The real estate pendulum has always swung from over-optimism to over-pessimism — and in doing so creates spectacular opportunities for both making and losing money.

If you ignore this cyclical phenomena, you are more likely to fall prey to major turning points in real estate markets as opposed to profiting from them.


Real Estate Risks – Where We Are Today

With data through April 2017,  the chart below shows (1) that both U.S. housing prices and U.S. commercial real estate prices are both in rising trends; and (2) that both property types reside currently at price levels that are above their excessive 2006-2007 bubble market peaks.

Commercial real estate prices have risen a remarkable 106% off their 2010 market cycle lows.  They are now 22% higher their 2007 bubble market peak, which was followed by a 40% crash.

While U.S. housing prices have risen less spectacularly than commercial prices, they too have climbed above 2006 peak bubble prices (2%).

I’m not going to divine how high prices will ultimately go before the boom turns into a bust because its not a good use of time (which I explained here).  But please know that U.S. real estate prices are high (which means risk is high) and that real estate downturns are inevitable.

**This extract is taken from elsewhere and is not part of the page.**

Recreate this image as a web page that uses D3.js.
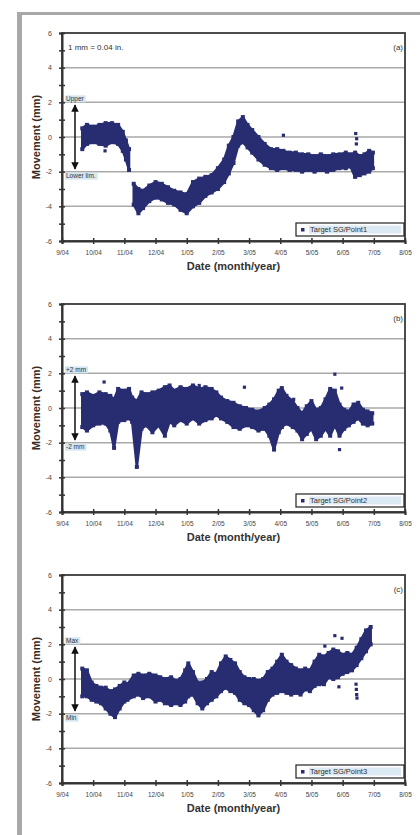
<!DOCTYPE html>
<html>
<head>
<meta charset="utf-8">
<script src="https://cdn.jsdelivr.net/npm/d3@7"></script>
<style>
  body { margin: 0; background: #fff; }
  svg { display: block; font-family: "Liberation Sans", Arial, sans-serif; }
</style>
</head>
<body>
<svg id="fig" width="420" height="835"></svg>
<script>
// month index 0 = 9/04
const months = ['9/04', '10/04', '11/04', '12/04', '1/05', '2/05', '3/05', '4/05', '5/05', '6/05', '7/05', '8/05'];
const yTicks = [-6, -5, -4, -3, -2, -1, 0, 1, 2, 3, 4, 5, 6];
const gridVals = [-4, -2, 0, 2, 4];

// [month, low, high] envelope of the dense readings, null = gap in record
const bandA = [[0.65,-0.7,0.5],[0.8,-0.4,0.7],[1.0,-0.3,0.6],[1.2,-0.4,0.7],[1.4,-0.5,0.8],[1.6,-0.3,0.8],[1.8,-0.4,0.7],[1.95,-0.8,0.3],[2.05,-1.3,-0.2],[2.15,-1.9,-0.7],
  null,
  [2.3,-3.9,-2.7],[2.45,-4.4,-3.0],[2.6,-4.1,-3.1],[2.8,-3.7,-2.8],[3.0,-3.5,-2.6],[3.2,-3.6,-2.7],[3.4,-3.8,-2.9],[3.6,-3.9,-3.1],[3.8,-4.2,-3.2],[4.0,-4.4,-3.3],
  [4.2,-4.0,-2.6],[4.4,-3.8,-2.4],[4.6,-3.4,-2.3],[4.8,-3.2,-2.2],[5.0,-3.0,-1.8],[5.2,-2.6,-1.3],[5.35,-2.1,-0.5],[5.5,-1.5,0.0],[5.65,-0.5,0.9],[5.8,-0.3,1.15],
  [5.95,-0.6,0.7],[6.1,-0.9,0.4],[6.3,-1.3,0.0],[6.5,-1.6,-0.4],[6.7,-1.8,-0.7],[6.9,-1.9,-0.7],[7.1,-1.8,-0.8],[7.3,-1.9,-0.9],[7.5,-1.9,-0.9],[7.7,-2.0,-1.0],
  [7.9,-1.9,-1.0],[8.1,-2.0,-1.1],[8.3,-1.9,-1.0],[8.5,-2.0,-1.1],[8.7,-1.9,-1.0],[8.9,-1.8,-1.0],[9.1,-1.8,-0.9],[9.25,-1.7,-1.0],[9.4,-2.3,-0.9],[9.55,-2.2,-1.1],
  [9.7,-2.1,-1.0],[9.85,-2.0,-0.8],[9.97,-1.8,-0.9]];
const pointsA = [[1.38,-0.8],[7.1,0.1],[9.42,0.2],[9.45,-0.1],[9.44,-0.4]];

const bandB = [[0.65,-1.1,0.8],[0.8,-1.3,0.9],[1.0,-1.0,0.7],[1.2,-0.9,0.9],[1.4,-0.9,0.8],[1.55,-1.3,0.7],[1.67,-2.3,0.5],[1.8,-0.8,1.1],[2.0,-0.7,1.0],[2.15,-0.6,1.1],
  [2.25,-0.8,0.6],[2.4,-3.4,0.4],[2.55,-1.2,0.9],[2.7,-1.0,0.8],[2.9,-1.4,0.9],[3.1,-1.0,1.0],[3.3,-1.6,1.2],[3.45,-0.8,1.3],[3.6,-1.0,1.0],[3.8,-0.7,1.2],
  [4.0,-0.9,1.1],[4.2,-0.6,1.3],[4.4,-0.9,1.1],[4.6,-0.7,1.2],[4.8,-0.6,1.1],[4.95,-0.4,0.9],[5.1,-0.6,0.6],[5.3,-0.8,0.4],[5.5,-1.1,0.3],[5.7,-1.2,0.1],
  [5.9,-1.0,0.0],[6.1,-1.1,-0.1],[6.3,-1.3,-0.2],[6.5,-1.2,0.0],[6.65,-1.6,0.2],[6.8,-2.4,0.5],[6.95,-1.4,1.0],[7.05,-1.1,1.15],[7.2,-0.9,0.7],[7.4,-1.1,0.4],
  [7.55,-1.3,0.0],[7.7,-1.8,-0.3],[7.85,-1.5,0.1],[8.0,-1.2,0.4],[8.15,-1.8,-0.1],[8.3,-1.6,0.0],[8.45,-1.2,0.5],[8.6,-1.6,1.1],[8.75,-1.0,1.0],[8.9,-1.6,0.2],
  [9.05,-1.2,-0.1],[9.2,-1.0,-0.2],[9.35,-0.8,0.2],[9.5,-0.6,0.3],[9.65,-0.9,-0.1],[9.8,-1.0,-0.2],[9.95,-0.9,-0.3]];
const pointsB = [[1.35,1.5],[4.4,1.3],[5.85,1.2],[7.43,0.5],[8.75,1.95],[8.97,1.15],[8.9,-2.4]];

const bandC = [[0.65,-1.0,0.6],[0.8,-1.0,0.5],[0.95,-1.2,-0.2],[1.1,-1.3,-0.4],[1.25,-1.4,-0.5],[1.4,-1.7,-0.5],[1.55,-2.0,-0.7],[1.7,-2.2,-0.6],[1.85,-1.7,-0.4],[2.0,-1.3,-0.2],
  [2.1,-1.2,-0.3],[2.3,-1.0,0.2],[2.45,-0.9,0.3],[2.6,-1.1,0.2],[2.8,-1.0,0.3],[3.0,-1.3,0.2],[3.15,-1.2,0.1],[3.3,-1.4,0.0],[3.5,-1.5,0.1],[3.65,-1.4,-0.1],
  [3.8,-1.5,0.0],[3.95,-1.3,0.5],[4.05,-1.0,0.9],[4.2,-0.9,0.4],[4.35,-1.4,-0.2],[4.5,-1.7,-0.2],[4.65,-1.4,0.0],[4.8,-1.2,0.4],[4.95,-1.0,0.3],[5.1,-0.7,0.9],
  [5.25,-0.5,1.3],[5.4,-0.7,1.1],[5.55,-0.8,0.9],[5.7,-1.2,0.4],[5.85,-1.4,0.1],[6.0,-1.5,0.0],[6.15,-1.8,0.0],[6.3,-2.1,-0.1],[6.45,-1.8,0.0],[6.6,-1.2,0.4],
  [6.75,-0.9,0.6],[6.9,-0.8,1.0],[7.05,-0.7,1.4],[7.2,-0.8,1.0],[7.35,-0.9,0.8],[7.5,-0.8,0.6],[7.65,-0.9,0.5],[7.8,-0.6,0.6],[7.95,-0.7,0.5],[8.1,-0.4,1.0],
  [8.25,-0.3,1.4],[8.4,-0.3,1.3],[8.55,0.1,1.5],[8.7,0.0,1.7],[8.85,0.1,1.6],[9.0,0.3,1.4],[9.15,0.4,1.5],[9.3,0.5,1.4],[9.45,0.8,1.8],[9.6,1.2,2.3],
  [9.75,1.6,2.8],[9.9,2.0,3.0]];
const pointsC = [[8.43,1.9],[8.75,2.5],[8.98,2.35],[8.88,-0.45],[9.43,-0.3],[9.44,-0.6],[9.45,-0.9],[9.46,-1.1]];

const panelTops = [33, 304, 575];
const panelTags = ['(a)', '(b)', '(c)'];
const upperLabels = ['Upper', '+2 mm', 'Max'];
const lowerLabels = ['Lower lim.', '-2 mm', 'Min'];
const legendLabels = ['Target SG/Point1', 'Target SG/Point2', 'Target SG/Point3'];
const bands = [bandA, bandB, bandC];
const points = [pointsA, pointsB, pointsC];

const navy = '#282d72';
const svg = d3.select('#fig');

// grey frame of the figure
svg.append('rect').attr('x', 17).attr('y', 12).attr('width', 5).attr('height', 823).attr('fill', '#a8a8a8');
svg.append('rect').attr('x', 17).attr('y', 12).attr('width', 403).attr('height', 3).attr('fill', '#a8a8a8');

const left = 62, right = 405, ph = 208;

function drawPanel(i) {
  let top = panelTops[i];
  let x = d3.scaleLinear().domain([0, 11]).range([left, right]);
  let y = d3.scaleLinear().domain([-6, 6]).range([top + ph, top]);
  let g = svg.append('g');

  g.selectAll('line.grid')
    .data(gridVals)
    .join('line')
    .attr('x1', left).attr('x2', right)
    .attr('y1', d => y(d)).attr('y2', d => y(d))
    .attr('stroke', '#a9a9a9')
    .attr('stroke-width', 1.5);

  // readings as a filled band between low and high envelope
  let area = d3.area()
    .defined(d => d !== null)
    .x(d => x(d[0]))
    .y0(d => y(d[1]))
    .y1(d => y(d[2]));
  g.append('path')
    .attr('d', area(bands[i]))
    .attr('fill', navy)
    .attr('stroke', navy)
    .attr('stroke-width', 2.5)
    .attr('stroke-linejoin', 'round');

  // markers on the envelope edges give the scatter its rough outline
  let edge = bands[i].filter(d => d !== null).flatMap(d => [[d[0], d[1]], [d[0], d[2]]]);
  g.selectAll('rect.edge')
    .data(edge)
    .join('rect')
    .attr('x', d => x(d[0]) - 2)
    .attr('y', d => y(d[1]) - 2)
    .attr('width', 4).attr('height', 4)
    .attr('fill', navy);

  g.selectAll('rect.pt')
    .data(points[i])
    .join('rect')
    .attr('x', d => x(d[0]) - 1.6)
    .attr('y', d => y(d[1]) - 1.6)
    .attr('width', 3.2).attr('height', 3.2)
    .attr('fill', navy);

  // frame
  g.append('rect').attr('x', left).attr('y', top).attr('width', right - left).attr('height', ph)
    .attr('fill', 'none').attr('stroke', '#3a3a3a').attr('stroke-width', 1.8);

  let yAxis = d3.axisLeft(y).tickValues(yTicks).tickSize(3).tickPadding(7)
    .tickFormat(d => d % 2 === 0 ? d : '');
  g.append('g').attr('transform', `translate(${left},0)`).call(yAxis)
    .call(a => a.select('.domain').attr('stroke', '#333').attr('stroke-width', 2))
    .call(a => a.selectAll('.tick line').attr('x1', -3).attr('x2', 3).attr('stroke', '#333').attr('stroke-width', 1.5))
    .call(a => a.selectAll('text').attr('fill', '#444').style('font-size', '7px'));

  let xAxis = d3.axisBottom(x).tickValues(d3.range(12)).tickSize(3).tickPadding(6)
    .tickFormat(d => months[d]);
  g.append('g').attr('transform', `translate(0,${top + ph})`).call(xAxis)
    .call(a => a.select('.domain').attr('stroke', '#333').attr('stroke-width', 2))
    .call(a => a.selectAll('.tick line').attr('y1', -3).attr('y2', 3).attr('stroke', '#333').attr('stroke-width', 1.5))
    .call(a => a.selectAll('text').attr('fill', '#444').style('font-size', '6.5px'));

  g.append('text')
    .attr('x', (left + right) / 2).attr('y', top + ph + 29)
    .attr('text-anchor', 'middle')
    .style('font-size', '11px').style('font-weight', 'bold').attr('fill', '#333')
    .text('Date (month/year)');

  g.append('text')
    .attr('transform', `translate(40,${top + ph / 2}) rotate(-90)`)
    .attr('text-anchor', 'middle')
    .style('font-size', '11px').style('font-weight', 'bold').attr('fill', '#3a2b22')
    .text('Movement (mm)');

  g.append('text')
    .attr('x', 403).attr('y', top + 17)
    .attr('text-anchor', 'end')
    .style('font-size', '8px').attr('fill', '#333')
    .text(panelTags[i]);

  if (i === 0) {
    g.append('text').attr('x', 68).attr('y', top + 17)
      .style('font-size', '8px').attr('fill', '#333')
      .text('1 mm = 0.04 in.');
  }

  // +/-2 mm range arrow
  let ax = 75;
  let defsId = 'ah' + i;
  svg.append('defs').append('marker')
    .attr('id', defsId).attr('viewBox', '0 0 10 10').attr('refX', 9).attr('refY', 5)
    .attr('markerWidth', 5).attr('markerHeight', 5).attr('orient', 'auto-start-reverse')
    .append('path').attr('d', 'M0,0L10,5L0,10z').attr('fill', '#111');
  g.append('line')
    .attr('x1', ax).attr('x2', ax).attr('y1', y(1.85)).attr('y2', y(-1.85))
    .attr('stroke', '#111').attr('stroke-width', 1.5)
    .attr('marker-start', `url(#${defsId})`).attr('marker-end', `url(#${defsId})`);

  [[upperLabels[i], y(2) - 7], [lowerLabels[i], y(-2) + 1]].forEach(([t, yy]) => {
    let lbl = g.append('g');
    let txt = lbl.append('text').attr('x', 66).attr('y', yy + 5.5)
      .style('font-size', '6.5px').attr('fill', '#333').text(t);
    let w = txt.node().getComputedTextLength();
    lbl.insert('rect', 'text').attr('x', 65).attr('y', yy).attr('width', w + 3).attr('height', 7)
      .attr('fill', '#d6e6f0');
  });

  // legend
  let lg = g.append('g');
  lg.append('rect').attr('x', 296).attr('y', top + ph - 18).attr('width', 108).attr('height', 13)
    .attr('fill', '#fff').attr('stroke', '#222').attr('stroke-width', 1.2);
  lg.append('rect').attr('x', 301).attr('y', top + ph - 13).attr('width', 3.5).attr('height', 3.5).attr('fill', navy);
  lg.append('rect').attr('x', 309).attr('y', top + ph - 15.5).attr('width', 92).attr('height', 8).attr('fill', '#dce8f2');
  lg.append('text').attr('x', 310).attr('y', top + ph - 9)
    .style('font-size', '7.5px').attr('fill', '#333')
    .text(legendLabels[i]);
}

[0, 1, 2].forEach(drawPanel);
</script>
</body>
</html>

I don’t provide market timing signals for the commercial real estate market – however the above chart shows that it has been statistically well-correlated (86%) with the U.S. housing market since 2001.  So when prices for one property type eventually peak out and start to fall, don’t be surprised if prices for the other property type soon do the same.

Final Words

Nobody knows what will trigger the next real estate downturn.  It could be the result of any number of economic or geopolitical events that are impossible to predict in advance.

But to your benefit, if you study the past and follow the key market indicators I have carefully researched, you don’t need to have any fortune-telling talents if you want to stay ahead of the real estate curve.

Most people have probably forgotten the financial and emotional pain that a real estate downturn brings – however there will come a time when you should focus on capital preservation as opposed to growth.